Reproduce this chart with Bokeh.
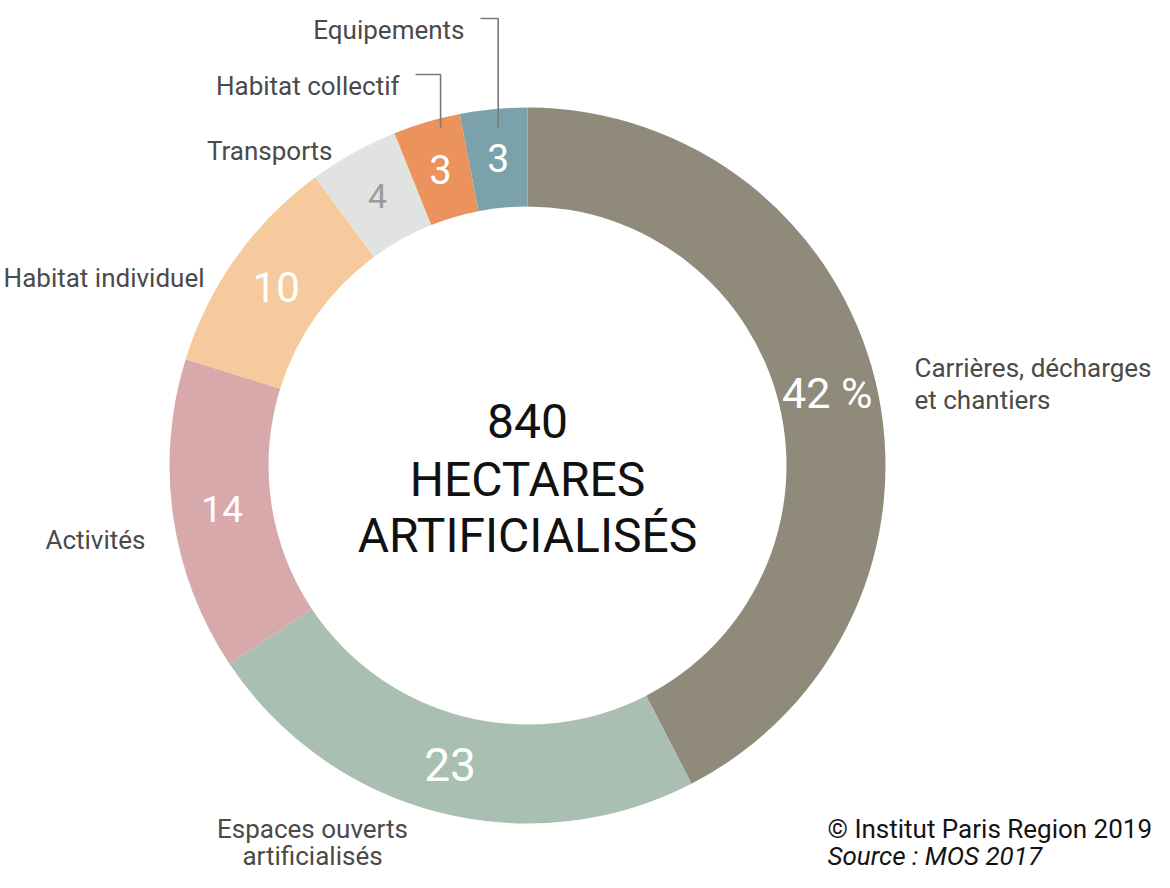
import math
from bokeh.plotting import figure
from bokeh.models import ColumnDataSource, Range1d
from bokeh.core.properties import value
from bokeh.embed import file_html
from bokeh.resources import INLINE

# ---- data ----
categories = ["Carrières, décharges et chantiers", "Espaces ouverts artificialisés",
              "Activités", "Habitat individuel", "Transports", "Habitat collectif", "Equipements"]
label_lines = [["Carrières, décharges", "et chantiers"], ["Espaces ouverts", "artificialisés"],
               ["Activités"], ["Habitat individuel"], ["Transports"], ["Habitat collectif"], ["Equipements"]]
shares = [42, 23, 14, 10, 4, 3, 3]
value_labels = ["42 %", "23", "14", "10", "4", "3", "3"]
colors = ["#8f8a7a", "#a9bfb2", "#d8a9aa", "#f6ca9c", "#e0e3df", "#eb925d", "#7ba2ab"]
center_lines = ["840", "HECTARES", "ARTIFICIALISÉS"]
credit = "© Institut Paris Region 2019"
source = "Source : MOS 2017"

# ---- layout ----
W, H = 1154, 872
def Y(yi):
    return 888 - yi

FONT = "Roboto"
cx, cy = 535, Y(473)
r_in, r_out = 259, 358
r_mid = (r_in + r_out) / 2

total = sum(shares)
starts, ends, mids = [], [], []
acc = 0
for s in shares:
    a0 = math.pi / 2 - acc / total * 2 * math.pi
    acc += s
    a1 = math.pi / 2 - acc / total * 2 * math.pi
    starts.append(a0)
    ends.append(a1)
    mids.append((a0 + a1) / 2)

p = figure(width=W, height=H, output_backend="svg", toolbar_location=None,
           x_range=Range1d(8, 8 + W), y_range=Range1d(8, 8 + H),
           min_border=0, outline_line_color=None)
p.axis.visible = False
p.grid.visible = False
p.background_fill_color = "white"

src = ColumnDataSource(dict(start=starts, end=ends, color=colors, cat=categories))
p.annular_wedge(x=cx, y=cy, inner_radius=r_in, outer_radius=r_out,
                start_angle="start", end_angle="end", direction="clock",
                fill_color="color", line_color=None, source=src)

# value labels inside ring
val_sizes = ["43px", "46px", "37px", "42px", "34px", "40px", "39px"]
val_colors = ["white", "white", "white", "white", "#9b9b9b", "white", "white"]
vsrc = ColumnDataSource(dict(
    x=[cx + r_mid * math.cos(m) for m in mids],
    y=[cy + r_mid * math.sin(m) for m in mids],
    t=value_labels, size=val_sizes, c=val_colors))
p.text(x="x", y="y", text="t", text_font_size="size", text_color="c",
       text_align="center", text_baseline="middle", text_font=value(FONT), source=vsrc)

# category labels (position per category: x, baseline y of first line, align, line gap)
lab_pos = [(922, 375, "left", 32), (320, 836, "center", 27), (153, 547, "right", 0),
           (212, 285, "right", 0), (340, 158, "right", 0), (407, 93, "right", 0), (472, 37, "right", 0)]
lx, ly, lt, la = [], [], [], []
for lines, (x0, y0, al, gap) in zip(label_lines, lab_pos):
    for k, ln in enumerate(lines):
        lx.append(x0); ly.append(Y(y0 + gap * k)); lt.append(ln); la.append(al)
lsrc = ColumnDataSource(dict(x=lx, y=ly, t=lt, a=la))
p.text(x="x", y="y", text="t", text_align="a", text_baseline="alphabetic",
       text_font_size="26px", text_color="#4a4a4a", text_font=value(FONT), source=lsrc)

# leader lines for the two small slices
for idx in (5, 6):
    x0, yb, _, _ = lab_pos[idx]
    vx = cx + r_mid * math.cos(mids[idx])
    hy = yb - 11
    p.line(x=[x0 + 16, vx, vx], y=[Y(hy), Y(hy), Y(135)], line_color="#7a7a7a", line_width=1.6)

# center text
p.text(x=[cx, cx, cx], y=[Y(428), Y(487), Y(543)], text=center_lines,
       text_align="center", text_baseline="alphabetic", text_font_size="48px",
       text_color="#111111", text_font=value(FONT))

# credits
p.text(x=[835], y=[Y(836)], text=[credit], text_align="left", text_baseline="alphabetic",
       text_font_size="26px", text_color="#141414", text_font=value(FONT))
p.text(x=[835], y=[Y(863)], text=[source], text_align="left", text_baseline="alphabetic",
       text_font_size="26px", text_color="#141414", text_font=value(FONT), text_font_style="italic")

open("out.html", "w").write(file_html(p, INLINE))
______________________________
> Requirements
From the top of the listing above, repeat each line exactly until you reach the line containing "r_mid = (r_in + r_out) / 2", and repeat that one too. Leave the pictures out.

> Problem solution
Reproduce this chart with Bokeh.
import math
from bokeh.plotting import figure
from bokeh.models import ColumnDataSource, Range1d
from bokeh.core.properties import value
from bokeh.embed import file_html
from bokeh.resources import INLINE

# ---- data ----
categories = ["Carrières, décharges et chantiers", "Espaces ouverts artificialisés",
              "Activités", "Habitat individuel", "Transports", "Habitat collectif", "Equipements"]
label_lines = [["Carrières, décharges", "et chantiers"], ["Espaces ouverts", "artificialisés"],
               ["Activités"], ["Habitat individuel"], ["Transports"], ["Habitat collectif"], ["Equipements"]]
shares = [42, 23, 14, 10, 4, 3, 3]
value_labels = ["42 %", "23", "14", "10", "4", "3", "3"]
colors = ["#8f8a7a", "#a9bfb2", "#d8a9aa", "#f6ca9c", "#e0e3df", "#eb925d", "#7ba2ab"]
center_lines = ["840", "HECTARES", "ARTIFICIALISÉS"]
credit = "© Institut Paris Region 2019"
source = "Source : MOS 2017"

# ---- layout ----
W, H = 1154, 872
def Y(yi):
    return 888 - yi

FONT = "Roboto"
cx, cy = 535, Y(473)
r_in, r_out = 259, 358
r_mid = (r_in + r_out) / 2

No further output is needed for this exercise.